A submarine's periscope allows its submerged passengers to see what's going on above water right away. Similarly, the Periscope app lets its users see what's going on in the world in real-time, but instead of using tubes and mirrors, the app uses the cameras embedded in most smartphones, along with the broadband networks to which the phones are connected 24/7. Most new smartphones allow users to record video, and apps are starting to emerge that take advantage of these capabilities to allow real-time video streaming.

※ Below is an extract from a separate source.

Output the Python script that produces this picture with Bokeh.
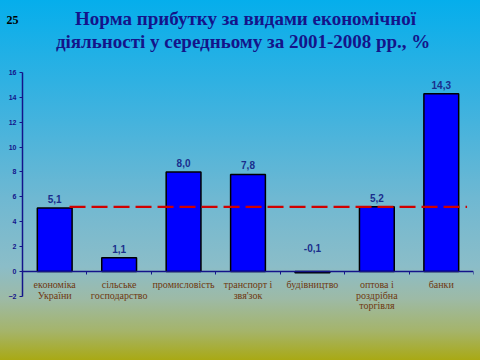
import numpy as np
from bokeh.plotting import figure
from bokeh.layouts import column
from bokeh.models import Range1d, FixedTicker, Label, ColumnDataSource
from bokeh.core.properties import value
from bokeh.embed import file_html
from bokeh.resources import INLINE

# ---- data ----
categories = ["економіка\nУкраїни", "сільське\nгосподарство", "промисловість",
              "транспорт і\nзвя'зок", "будівництво", "оптова і\nроздрібна\nторгівля", "банки"]
values = [5.1, 1.1, 8.0, 7.8, -0.1, 5.2, 14.3]
value_labels = ["5,1", "1,1", "8,0", "7,8", "-0,1", "5,2", "14,3"]
average = 5.2
y_ticks = [-2, 0, 2, 4, 6, 8, 10, 12, 14, 16]
title_line1 = "Норма прибутку за видами економічної"
title_line2 = "діяльності  у середньому за 2001-2008 рр., %"
slide_number = "25"

# ---- derived ----
n = len(categories)
centers = np.arange(n) + 0.5
boundaries = list(np.arange(1, n + 1).astype(float))
vals = np.array(values)
label_y = np.maximum(vals, 0)
label_off = np.where(vals >= 0, -9, -23)

src = ColumnDataSource(dict(x=centers, top=vals, lab=value_labels, ly=label_y, off=label_off))

# ---- header (title + slide number) ----
hdr = figure(width=480, height=64, output_backend="svg", toolbar_location=None,
             x_axis_type=None, y_axis_type=None,
             x_range=Range1d(0, 480), y_range=Range1d(0, 64),
             min_border=0)
hdr.frame_align = False
hdr.background_fill_color = None
hdr.border_fill_color = None
hdr.outline_line_color = None
hdr.xgrid.visible = False
hdr.ygrid.visible = False
for txt, yy in [(title_line1, 46), (title_line2, 23)]:
    hdr.add_layout(Label(x=245, y=yy, x_units="screen", y_units="screen", text=txt,
                         text_align="center", text_baseline="alphabetic",
                         text_font="Liberation Serif", text_font_style="bold",
                         text_font_size="19px", text_color="#14148A"))
hdr.add_layout(Label(x=6, y=45, x_units="screen", y_units="screen", text=slide_number,
                     text_align="left", text_baseline="alphabetic",
                     text_font="Liberation Serif", text_font_style="bold",
                     text_font_size="12px", text_color="#000000"))

# ---- chart ----
p = figure(width=480, height=296, output_backend="svg", toolbar_location=None,
           x_range=Range1d(0, n), y_range=Range1d(-3.3, y_ticks[-1]),
           min_border_top=8, min_border_bottom=48, min_border_left=22, min_border_right=7)
p.background_fill_color = None
p.border_fill_color = None
p.outline_line_color = None
p.xgrid.visible = False
p.ygrid.visible = False

# bars
p.vbar(x="x", top="top", bottom=0, width=0.54, source=src,
       fill_color="#0000FF", line_color="#000000", line_width=1.5)

# average dashed line
p.segment(x0=[0.73], x1=[6.9], y0=[average], y1=[average],
          line_color="#D00000", line_width=2.2, line_dash="16 6")

# value labels
p.text(x="x", y="ly", text="lab", source=src, y_offset="off",
       text_align="center", text_baseline="alphabetic",
       text_font=value("Liberation Sans"), text_font_style="bold",
       text_font_size="10px", text_color="#1A2E8C")

# axes
navy = "#14148A"
xa = p.xaxis[0]
xa.fixed_location = 0
xa.ticker = FixedTicker(ticks=list(centers), minor_ticks=boundaries)
xa.major_label_overrides = {float(c): lab for c, lab in zip(centers, categories)}
xa.major_tick_line_color = None
xa.minor_tick_line_color = navy
xa.minor_tick_in = 0
xa.minor_tick_out = 3
xa.axis_line_color = navy
xa.axis_line_width = 1.5
xa.major_label_standoff = 2
xa.major_label_text_font = "Liberation Serif"
xa.major_label_text_font_size = "10px"
xa.major_label_text_color = "#6E3810"
xa.major_label_text_line_height = 0.95

ya = p.yaxis[0]
ya.ticker = FixedTicker(ticks=y_ticks)
ya.bounds = (y_ticks[0], y_ticks[-1])
ya.minor_tick_line_color = None
ya.major_tick_in = 0
ya.major_tick_out = 3
ya.major_tick_line_color = navy
ya.axis_line_color = navy
ya.axis_line_width = 1.5
ya.major_label_standoff = 3
ya.major_label_text_font = "Liberation Sans"
ya.major_label_text_font_style = "bold"
ya.major_label_text_font_size = "7px"
ya.major_label_text_color = navy

page = column(hdr, p, spacing=0)
page.styles = {"background": "linear-gradient(to bottom, #05AEEC 0%, #3DB2DF 30%, #6FB8D2 55%, #8BBDC8 74%, #9DBAA6 83%, #A5B46A 92%, #A9A914 100%)"}

open("out.html", "w").write(file_html(page, INLINE))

Periscope is a new phone app that allows you to livestream your life to a network of friends and strangers alike. As a viewer, you can watch people visit historic sites, attend events, walk in their own neighborhoods or just carry about their daily business all over the world. Viewers can respond to the people sharing their experiences via chat or send hearts to show approval. Livestreaming is the next step beyond sharing messages, links, pictures and pre-recorded video on social media. It enables anyone with a smartphone or tablet and the app to quickly and easily become a live broadcaster.
Periscope was founded by childhood friends Kayvon Beykpour and Joe Bernstein in February 2014. The two had previously created and run the mobile and social app company Terriblyclever, which they sold to Blackboard in 2009. Periscope was purchased by Twitter in January 2015, and the app launched on March 26, 2015, adding live video to Twitter's real-time text service.
The app has already allowed users to broadcast a myriad of things, from the mundane to the newsworthy. And other users can open the app and view any number of streams from the point of view of the broadcasters, who are everyday joes and celebrities alike. It has its limitations, but Periscope is fast becoming a fun way to explore the world, or share your own, through your smartphone.